** Start of INFORMATION SHOWN **

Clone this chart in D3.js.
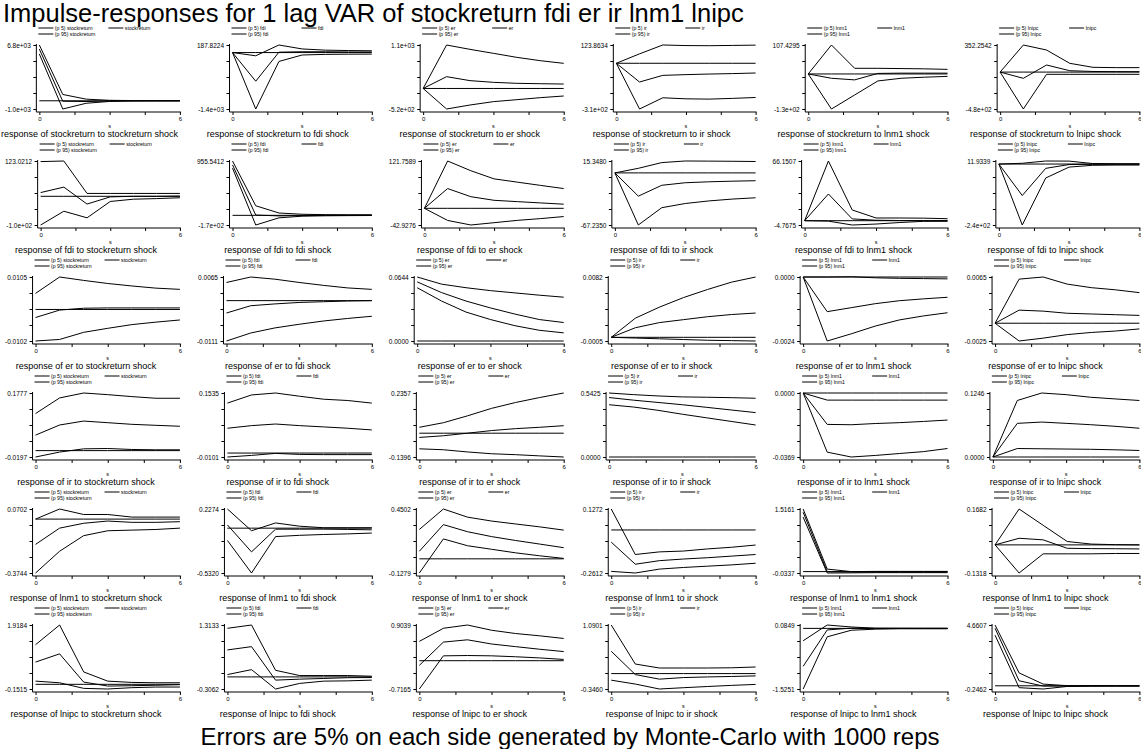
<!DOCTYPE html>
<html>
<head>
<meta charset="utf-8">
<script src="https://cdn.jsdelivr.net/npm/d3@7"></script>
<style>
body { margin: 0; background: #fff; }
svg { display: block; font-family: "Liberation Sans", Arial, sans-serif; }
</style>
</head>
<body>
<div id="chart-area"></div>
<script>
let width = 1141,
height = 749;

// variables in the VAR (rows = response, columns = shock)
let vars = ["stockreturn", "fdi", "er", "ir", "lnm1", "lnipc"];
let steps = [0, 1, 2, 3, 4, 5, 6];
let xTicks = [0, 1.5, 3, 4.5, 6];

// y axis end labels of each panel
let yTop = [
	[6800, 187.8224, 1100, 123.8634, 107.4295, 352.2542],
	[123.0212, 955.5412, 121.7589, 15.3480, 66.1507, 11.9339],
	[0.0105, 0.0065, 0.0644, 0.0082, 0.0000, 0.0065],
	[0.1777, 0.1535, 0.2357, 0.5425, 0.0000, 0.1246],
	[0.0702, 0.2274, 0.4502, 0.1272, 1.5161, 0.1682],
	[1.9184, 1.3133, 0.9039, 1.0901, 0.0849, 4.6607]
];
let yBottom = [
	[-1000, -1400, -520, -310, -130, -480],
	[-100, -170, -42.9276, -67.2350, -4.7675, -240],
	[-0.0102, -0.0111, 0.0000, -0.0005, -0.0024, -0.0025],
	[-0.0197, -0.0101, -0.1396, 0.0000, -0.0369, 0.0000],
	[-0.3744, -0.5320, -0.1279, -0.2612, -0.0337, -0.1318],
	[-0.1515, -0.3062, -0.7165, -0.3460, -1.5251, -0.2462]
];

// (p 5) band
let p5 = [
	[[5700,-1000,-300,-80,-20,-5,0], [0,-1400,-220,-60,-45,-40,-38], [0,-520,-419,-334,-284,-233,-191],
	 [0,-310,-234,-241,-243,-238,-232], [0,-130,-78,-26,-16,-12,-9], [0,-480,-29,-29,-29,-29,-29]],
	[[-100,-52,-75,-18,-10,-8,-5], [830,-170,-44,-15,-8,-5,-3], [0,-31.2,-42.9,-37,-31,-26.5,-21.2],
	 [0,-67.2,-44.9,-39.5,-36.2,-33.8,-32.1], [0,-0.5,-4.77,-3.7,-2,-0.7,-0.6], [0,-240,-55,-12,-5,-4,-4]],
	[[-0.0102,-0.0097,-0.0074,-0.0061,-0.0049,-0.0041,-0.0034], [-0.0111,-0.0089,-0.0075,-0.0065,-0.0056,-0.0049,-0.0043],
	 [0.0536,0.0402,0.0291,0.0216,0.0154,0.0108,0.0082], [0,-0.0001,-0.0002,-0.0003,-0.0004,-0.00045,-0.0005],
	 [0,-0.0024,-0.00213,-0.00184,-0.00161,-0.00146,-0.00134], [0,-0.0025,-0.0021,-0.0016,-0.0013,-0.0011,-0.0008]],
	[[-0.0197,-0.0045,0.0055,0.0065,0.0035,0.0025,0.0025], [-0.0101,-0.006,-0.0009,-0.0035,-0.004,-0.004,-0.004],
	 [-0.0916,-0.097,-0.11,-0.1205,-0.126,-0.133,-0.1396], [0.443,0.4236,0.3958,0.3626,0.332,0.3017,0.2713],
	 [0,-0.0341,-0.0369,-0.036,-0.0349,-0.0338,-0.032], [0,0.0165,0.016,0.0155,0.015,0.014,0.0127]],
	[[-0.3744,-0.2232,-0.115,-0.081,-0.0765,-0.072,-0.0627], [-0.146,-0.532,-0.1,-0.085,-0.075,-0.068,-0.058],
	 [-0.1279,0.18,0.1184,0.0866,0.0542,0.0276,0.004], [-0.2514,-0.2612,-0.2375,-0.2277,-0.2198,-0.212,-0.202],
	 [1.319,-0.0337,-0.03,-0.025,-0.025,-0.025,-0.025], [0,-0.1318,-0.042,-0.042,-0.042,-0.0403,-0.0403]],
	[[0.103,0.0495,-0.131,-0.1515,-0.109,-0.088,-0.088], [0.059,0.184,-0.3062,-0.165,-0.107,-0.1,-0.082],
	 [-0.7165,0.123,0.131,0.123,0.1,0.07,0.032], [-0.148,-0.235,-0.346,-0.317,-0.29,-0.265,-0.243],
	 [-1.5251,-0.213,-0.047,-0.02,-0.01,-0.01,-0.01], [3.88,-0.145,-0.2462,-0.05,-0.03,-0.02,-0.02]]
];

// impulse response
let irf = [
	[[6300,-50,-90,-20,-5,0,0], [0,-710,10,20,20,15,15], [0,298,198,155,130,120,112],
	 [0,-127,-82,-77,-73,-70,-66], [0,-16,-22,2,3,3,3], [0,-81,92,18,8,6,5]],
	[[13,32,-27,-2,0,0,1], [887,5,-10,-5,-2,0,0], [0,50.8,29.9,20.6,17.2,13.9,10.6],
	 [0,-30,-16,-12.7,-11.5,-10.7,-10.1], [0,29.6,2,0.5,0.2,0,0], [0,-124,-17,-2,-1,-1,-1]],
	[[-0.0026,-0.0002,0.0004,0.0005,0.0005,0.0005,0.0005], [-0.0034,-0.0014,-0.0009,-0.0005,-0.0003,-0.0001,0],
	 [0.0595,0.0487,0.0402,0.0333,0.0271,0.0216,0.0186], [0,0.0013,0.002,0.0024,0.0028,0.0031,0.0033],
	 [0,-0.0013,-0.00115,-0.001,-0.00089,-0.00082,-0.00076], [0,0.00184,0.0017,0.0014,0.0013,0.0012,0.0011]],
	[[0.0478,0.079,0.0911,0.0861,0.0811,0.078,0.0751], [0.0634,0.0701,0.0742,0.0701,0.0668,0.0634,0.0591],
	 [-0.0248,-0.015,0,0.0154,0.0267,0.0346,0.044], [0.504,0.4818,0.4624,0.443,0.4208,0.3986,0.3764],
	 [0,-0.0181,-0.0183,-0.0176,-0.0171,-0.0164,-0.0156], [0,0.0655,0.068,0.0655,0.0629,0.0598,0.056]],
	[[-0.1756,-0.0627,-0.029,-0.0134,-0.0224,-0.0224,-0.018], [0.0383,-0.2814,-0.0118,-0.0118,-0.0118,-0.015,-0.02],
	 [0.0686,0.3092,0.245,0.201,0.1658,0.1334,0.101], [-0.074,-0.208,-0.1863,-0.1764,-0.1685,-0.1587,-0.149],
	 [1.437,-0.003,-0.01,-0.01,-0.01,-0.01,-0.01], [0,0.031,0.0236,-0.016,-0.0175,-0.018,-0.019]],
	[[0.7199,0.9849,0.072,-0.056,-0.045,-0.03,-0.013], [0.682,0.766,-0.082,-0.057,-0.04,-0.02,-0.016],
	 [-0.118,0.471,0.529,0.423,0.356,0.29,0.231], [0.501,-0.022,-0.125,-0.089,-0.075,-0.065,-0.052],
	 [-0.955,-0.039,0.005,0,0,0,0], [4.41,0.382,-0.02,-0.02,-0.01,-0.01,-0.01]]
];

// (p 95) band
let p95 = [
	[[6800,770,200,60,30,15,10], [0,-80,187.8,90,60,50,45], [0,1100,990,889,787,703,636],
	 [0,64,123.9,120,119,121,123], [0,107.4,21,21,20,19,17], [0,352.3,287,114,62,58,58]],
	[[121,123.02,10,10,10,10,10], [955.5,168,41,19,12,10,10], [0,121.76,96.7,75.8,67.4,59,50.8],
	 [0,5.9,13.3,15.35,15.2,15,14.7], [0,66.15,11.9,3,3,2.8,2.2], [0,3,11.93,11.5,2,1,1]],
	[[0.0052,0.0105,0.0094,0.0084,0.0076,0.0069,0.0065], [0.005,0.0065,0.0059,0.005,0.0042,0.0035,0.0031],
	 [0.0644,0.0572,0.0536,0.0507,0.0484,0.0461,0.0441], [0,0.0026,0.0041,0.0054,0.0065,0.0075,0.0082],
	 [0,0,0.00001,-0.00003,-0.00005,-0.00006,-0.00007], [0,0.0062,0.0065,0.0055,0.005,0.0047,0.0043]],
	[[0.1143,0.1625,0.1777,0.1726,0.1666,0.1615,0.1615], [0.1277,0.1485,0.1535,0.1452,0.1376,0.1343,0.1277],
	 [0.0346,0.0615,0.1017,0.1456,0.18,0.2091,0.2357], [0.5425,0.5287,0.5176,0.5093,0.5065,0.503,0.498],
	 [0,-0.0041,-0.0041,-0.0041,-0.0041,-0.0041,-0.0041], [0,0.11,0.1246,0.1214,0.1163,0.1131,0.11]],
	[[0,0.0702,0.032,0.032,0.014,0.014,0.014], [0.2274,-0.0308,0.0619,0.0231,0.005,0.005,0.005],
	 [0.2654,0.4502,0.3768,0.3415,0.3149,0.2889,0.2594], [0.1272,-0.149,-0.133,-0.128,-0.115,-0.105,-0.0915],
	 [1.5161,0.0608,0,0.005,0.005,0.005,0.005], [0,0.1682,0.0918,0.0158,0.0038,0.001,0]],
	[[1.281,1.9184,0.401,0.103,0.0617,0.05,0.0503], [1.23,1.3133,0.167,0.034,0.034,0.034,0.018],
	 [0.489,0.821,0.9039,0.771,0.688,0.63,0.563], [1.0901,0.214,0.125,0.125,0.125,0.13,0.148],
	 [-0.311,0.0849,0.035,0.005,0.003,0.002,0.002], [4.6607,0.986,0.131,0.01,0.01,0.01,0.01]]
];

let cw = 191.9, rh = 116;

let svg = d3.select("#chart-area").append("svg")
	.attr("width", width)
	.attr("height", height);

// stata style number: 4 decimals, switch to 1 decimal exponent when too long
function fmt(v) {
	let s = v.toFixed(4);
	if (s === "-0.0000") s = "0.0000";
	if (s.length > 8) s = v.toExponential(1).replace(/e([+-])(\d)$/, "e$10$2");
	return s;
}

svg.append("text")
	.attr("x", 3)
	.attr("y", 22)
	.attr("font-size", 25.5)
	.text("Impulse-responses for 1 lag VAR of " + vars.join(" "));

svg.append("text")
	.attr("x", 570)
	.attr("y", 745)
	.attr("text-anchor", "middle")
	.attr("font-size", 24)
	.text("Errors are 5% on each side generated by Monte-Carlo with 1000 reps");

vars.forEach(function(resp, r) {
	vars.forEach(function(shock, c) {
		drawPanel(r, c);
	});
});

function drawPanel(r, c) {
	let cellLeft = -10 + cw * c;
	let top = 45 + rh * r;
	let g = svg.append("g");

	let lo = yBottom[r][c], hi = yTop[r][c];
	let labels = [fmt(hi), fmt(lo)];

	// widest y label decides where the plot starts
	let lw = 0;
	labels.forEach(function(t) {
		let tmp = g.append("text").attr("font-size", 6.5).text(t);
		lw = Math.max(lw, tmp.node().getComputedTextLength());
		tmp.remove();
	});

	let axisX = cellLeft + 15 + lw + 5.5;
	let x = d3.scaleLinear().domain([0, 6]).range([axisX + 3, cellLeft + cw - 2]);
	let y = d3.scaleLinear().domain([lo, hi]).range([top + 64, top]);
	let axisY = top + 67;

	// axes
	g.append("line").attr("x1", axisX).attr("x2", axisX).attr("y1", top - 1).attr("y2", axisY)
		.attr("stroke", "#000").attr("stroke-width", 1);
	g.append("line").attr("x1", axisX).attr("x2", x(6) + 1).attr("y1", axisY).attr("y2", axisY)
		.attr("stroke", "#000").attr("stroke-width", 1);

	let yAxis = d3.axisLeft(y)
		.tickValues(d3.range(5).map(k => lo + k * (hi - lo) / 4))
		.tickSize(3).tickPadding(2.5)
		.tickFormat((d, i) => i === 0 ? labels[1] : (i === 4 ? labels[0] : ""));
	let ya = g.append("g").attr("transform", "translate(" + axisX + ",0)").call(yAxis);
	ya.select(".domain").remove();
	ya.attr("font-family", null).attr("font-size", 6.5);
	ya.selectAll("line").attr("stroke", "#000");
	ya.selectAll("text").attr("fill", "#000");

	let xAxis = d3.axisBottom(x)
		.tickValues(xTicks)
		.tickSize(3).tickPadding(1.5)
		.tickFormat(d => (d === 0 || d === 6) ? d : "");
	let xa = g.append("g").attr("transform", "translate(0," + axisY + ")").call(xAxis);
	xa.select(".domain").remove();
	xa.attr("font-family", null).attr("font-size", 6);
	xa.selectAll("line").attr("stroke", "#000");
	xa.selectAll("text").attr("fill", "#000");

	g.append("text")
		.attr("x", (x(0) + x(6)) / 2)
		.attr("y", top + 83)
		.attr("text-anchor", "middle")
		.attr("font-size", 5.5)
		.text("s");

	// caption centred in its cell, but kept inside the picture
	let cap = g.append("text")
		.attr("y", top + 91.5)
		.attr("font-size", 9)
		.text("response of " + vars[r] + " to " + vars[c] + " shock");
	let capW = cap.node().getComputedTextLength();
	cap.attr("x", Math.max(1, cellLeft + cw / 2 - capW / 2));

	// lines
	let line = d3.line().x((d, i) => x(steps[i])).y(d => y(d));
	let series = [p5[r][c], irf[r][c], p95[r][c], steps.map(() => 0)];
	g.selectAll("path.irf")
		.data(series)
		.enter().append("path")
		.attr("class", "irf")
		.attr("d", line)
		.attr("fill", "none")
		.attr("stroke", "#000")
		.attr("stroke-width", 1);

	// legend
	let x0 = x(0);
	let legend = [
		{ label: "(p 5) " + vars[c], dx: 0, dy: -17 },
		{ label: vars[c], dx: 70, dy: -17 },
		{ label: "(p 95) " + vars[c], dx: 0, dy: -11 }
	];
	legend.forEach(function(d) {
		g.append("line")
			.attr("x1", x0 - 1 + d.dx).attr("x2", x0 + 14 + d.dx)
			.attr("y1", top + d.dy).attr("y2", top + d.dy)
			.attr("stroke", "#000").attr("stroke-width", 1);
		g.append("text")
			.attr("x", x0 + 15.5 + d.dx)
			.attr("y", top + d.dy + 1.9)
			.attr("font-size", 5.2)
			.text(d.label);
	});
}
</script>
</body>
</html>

** End of INFORMATION SHOWN **

### REQUIRED TASK
The lines from the top of the data above through the one holding "let xTicks = [0, 1.5, 3, 4.5, 6];" are to be repeated exactly, and only those, with no pictures.

### EXERCISE OUTPUT
Clone this chart in D3.js.
<!DOCTYPE html>
<html>
<head>
<meta charset="utf-8">
<script src="https://cdn.jsdelivr.net/npm/d3@7"></script>
<style>
body { margin: 0; background: #fff; }
svg { display: block; font-family: "Liberation Sans", Arial, sans-serif; }
</style>
</head>
<body>
<div id="chart-area"></div>
<script>
let width = 1141,
height = 749;

// variables in the VAR (rows = response, columns = shock)
let vars = ["stockreturn", "fdi", "er", "ir", "lnm1", "lnipc"];
let steps = [0, 1, 2, 3, 4, 5, 6];
let xTicks = [0, 1.5, 3, 4.5, 6];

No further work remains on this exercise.